Provided material

◆ ◆ ◆ ◆

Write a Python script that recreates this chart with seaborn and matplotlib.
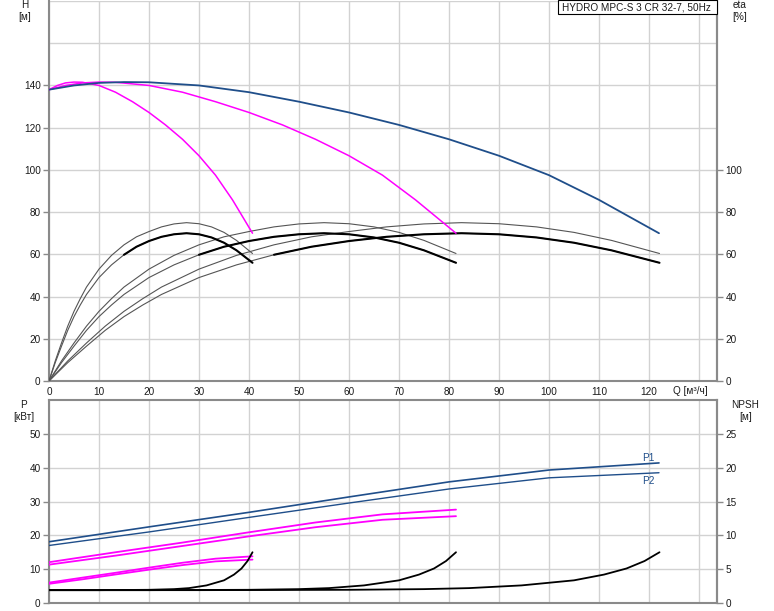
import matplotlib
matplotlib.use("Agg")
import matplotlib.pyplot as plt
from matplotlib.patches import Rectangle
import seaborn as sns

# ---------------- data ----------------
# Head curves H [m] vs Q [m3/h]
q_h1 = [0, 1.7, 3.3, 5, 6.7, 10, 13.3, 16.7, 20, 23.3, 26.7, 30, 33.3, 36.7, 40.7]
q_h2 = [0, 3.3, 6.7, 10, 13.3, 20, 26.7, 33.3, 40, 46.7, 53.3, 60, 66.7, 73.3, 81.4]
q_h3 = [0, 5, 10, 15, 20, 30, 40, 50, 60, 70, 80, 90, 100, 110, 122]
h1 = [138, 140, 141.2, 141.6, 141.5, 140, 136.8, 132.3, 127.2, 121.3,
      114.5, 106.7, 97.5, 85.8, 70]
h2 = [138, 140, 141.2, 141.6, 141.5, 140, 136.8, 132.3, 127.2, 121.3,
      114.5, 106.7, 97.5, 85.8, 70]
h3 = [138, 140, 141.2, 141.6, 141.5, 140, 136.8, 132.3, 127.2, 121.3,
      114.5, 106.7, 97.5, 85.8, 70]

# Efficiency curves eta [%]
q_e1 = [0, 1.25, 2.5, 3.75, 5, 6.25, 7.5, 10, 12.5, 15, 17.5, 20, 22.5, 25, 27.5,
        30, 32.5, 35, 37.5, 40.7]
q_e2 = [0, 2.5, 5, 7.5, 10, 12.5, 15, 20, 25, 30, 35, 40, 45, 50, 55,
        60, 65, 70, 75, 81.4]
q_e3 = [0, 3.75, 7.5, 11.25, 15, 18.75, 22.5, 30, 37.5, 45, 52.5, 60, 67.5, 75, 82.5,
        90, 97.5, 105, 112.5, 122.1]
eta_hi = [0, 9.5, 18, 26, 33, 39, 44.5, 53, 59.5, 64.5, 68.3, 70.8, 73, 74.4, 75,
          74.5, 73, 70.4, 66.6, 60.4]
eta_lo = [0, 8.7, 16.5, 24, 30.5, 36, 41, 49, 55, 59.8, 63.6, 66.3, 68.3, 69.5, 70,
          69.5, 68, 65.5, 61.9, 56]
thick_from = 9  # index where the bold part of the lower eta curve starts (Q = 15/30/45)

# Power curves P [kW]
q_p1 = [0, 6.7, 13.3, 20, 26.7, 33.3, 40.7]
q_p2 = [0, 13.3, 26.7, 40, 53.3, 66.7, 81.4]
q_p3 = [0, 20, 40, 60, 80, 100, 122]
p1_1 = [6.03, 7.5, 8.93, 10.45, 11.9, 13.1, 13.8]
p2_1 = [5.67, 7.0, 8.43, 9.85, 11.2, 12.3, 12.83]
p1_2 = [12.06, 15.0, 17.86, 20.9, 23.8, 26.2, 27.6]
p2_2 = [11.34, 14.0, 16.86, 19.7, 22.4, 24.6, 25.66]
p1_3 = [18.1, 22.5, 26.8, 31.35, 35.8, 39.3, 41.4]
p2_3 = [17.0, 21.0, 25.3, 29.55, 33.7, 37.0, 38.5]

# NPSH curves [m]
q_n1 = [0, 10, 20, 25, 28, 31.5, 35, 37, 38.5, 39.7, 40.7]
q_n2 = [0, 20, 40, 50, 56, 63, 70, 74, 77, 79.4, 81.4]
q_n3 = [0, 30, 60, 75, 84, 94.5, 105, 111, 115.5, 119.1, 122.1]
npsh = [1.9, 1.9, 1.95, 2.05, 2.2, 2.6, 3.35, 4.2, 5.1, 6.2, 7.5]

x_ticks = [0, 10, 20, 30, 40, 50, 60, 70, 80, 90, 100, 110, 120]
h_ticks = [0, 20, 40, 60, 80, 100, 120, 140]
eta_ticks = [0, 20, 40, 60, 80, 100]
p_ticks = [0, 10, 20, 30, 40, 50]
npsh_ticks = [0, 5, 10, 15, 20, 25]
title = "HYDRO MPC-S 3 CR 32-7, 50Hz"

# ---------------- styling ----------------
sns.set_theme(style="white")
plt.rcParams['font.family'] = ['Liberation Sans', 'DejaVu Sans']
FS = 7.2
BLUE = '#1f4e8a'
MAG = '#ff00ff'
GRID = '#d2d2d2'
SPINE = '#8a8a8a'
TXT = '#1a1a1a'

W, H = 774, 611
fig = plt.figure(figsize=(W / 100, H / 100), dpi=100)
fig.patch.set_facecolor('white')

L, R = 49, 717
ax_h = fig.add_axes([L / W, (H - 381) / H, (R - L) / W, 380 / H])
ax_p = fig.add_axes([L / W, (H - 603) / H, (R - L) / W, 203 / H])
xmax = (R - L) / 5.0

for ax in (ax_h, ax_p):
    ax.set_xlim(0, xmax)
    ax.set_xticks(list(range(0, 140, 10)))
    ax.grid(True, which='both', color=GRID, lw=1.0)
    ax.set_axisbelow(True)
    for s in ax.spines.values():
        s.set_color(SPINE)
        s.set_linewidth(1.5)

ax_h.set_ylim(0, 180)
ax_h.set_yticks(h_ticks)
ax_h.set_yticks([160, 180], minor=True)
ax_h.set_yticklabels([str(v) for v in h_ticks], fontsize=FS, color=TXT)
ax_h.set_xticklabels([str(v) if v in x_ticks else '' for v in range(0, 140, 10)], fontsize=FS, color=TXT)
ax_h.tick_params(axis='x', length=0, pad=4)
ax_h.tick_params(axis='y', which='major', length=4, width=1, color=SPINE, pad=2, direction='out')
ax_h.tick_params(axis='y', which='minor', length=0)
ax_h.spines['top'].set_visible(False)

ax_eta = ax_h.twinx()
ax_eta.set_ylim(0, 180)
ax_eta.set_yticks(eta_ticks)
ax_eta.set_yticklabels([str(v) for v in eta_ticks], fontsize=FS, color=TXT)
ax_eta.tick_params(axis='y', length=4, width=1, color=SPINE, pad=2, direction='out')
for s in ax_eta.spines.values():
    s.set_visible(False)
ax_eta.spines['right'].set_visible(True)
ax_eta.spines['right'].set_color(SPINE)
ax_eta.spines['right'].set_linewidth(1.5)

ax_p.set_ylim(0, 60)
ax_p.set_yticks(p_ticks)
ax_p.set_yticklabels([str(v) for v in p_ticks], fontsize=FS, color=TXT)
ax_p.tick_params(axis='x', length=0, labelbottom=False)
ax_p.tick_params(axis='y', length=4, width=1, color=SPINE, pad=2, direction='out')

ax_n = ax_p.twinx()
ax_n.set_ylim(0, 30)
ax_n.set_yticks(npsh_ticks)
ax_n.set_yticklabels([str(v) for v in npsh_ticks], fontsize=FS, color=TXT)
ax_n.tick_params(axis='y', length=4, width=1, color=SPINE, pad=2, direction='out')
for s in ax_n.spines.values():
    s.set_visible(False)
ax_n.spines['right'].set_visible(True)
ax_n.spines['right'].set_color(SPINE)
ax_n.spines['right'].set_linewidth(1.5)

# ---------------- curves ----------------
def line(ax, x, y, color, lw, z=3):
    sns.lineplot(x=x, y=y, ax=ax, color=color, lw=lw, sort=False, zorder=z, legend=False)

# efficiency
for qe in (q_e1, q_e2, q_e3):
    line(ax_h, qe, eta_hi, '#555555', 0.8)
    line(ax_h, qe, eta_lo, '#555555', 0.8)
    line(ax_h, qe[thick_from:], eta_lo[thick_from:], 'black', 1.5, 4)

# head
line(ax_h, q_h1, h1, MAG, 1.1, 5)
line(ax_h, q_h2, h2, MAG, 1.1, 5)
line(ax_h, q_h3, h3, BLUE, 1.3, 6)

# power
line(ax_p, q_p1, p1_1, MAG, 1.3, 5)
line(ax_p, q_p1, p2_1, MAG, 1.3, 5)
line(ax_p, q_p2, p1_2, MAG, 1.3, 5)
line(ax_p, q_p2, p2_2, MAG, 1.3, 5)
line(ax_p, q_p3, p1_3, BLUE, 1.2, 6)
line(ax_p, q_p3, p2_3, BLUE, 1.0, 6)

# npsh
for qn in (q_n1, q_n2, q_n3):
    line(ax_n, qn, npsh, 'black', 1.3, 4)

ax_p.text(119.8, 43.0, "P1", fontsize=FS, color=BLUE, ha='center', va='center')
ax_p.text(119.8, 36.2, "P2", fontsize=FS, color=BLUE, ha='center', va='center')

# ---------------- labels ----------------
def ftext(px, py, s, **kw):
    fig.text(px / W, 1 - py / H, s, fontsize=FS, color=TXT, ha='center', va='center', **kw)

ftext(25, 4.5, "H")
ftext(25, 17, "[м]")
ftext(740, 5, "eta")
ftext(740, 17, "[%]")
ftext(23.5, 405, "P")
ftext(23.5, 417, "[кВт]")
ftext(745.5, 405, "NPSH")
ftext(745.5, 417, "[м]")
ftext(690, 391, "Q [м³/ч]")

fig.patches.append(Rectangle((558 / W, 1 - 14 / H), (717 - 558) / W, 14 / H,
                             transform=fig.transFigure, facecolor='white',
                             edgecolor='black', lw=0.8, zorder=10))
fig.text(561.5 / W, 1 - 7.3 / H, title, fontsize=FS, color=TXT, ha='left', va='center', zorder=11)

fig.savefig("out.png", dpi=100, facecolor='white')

◆ ◆ ◆ ◆

Reproduce the material above from its first line through the line containing "thick_from = 9", both ends included, and skip every picture.

Output
Write a Python script that recreates this chart with seaborn and matplotlib.
import matplotlib
matplotlib.use("Agg")
import matplotlib.pyplot as plt
from matplotlib.patches import Rectangle
import seaborn as sns

# ---------------- data ----------------
# Head curves H [m] vs Q [m3/h]
q_h1 = [0, 1.7, 3.3, 5, 6.7, 10, 13.3, 16.7, 20, 23.3, 26.7, 30, 33.3, 36.7, 40.7]
q_h2 = [0, 3.3, 6.7, 10, 13.3, 20, 26.7, 33.3, 40, 46.7, 53.3, 60, 66.7, 73.3, 81.4]
q_h3 = [0, 5, 10, 15, 20, 30, 40, 50, 60, 70, 80, 90, 100, 110, 122]
h1 = [138, 140, 141.2, 141.6, 141.5, 140, 136.8, 132.3, 127.2, 121.3,
      114.5, 106.7, 97.5, 85.8, 70]
h2 = [138, 140, 141.2, 141.6, 141.5, 140, 136.8, 132.3, 127.2, 121.3,
      114.5, 106.7, 97.5, 85.8, 70]
h3 = [138, 140, 141.2, 141.6, 141.5, 140, 136.8, 132.3, 127.2, 121.3,
      114.5, 106.7, 97.5, 85.8, 70]

# Efficiency curves eta [%]
q_e1 = [0, 1.25, 2.5, 3.75, 5, 6.25, 7.5, 10, 12.5, 15, 17.5, 20, 22.5, 25, 27.5,
        30, 32.5, 35, 37.5, 40.7]
q_e2 = [0, 2.5, 5, 7.5, 10, 12.5, 15, 20, 25, 30, 35, 40, 45, 50, 55,
        60, 65, 70, 75, 81.4]
q_e3 = [0, 3.75, 7.5, 11.25, 15, 18.75, 22.5, 30, 37.5, 45, 52.5, 60, 67.5, 75, 82.5,
        90, 97.5, 105, 112.5, 122.1]
eta_hi = [0, 9.5, 18, 26, 33, 39, 44.5, 53, 59.5, 64.5, 68.3, 70.8, 73, 74.4, 75,
          74.5, 73, 70.4, 66.6, 60.4]
eta_lo = [0, 8.7, 16.5, 24, 30.5, 36, 41, 49, 55, 59.8, 63.6, 66.3, 68.3, 69.5, 70,
          69.5, 68, 65.5, 61.9, 56]
thick_from = 9  # index where the bold part of the lower eta curve starts (Q = 15/30/45)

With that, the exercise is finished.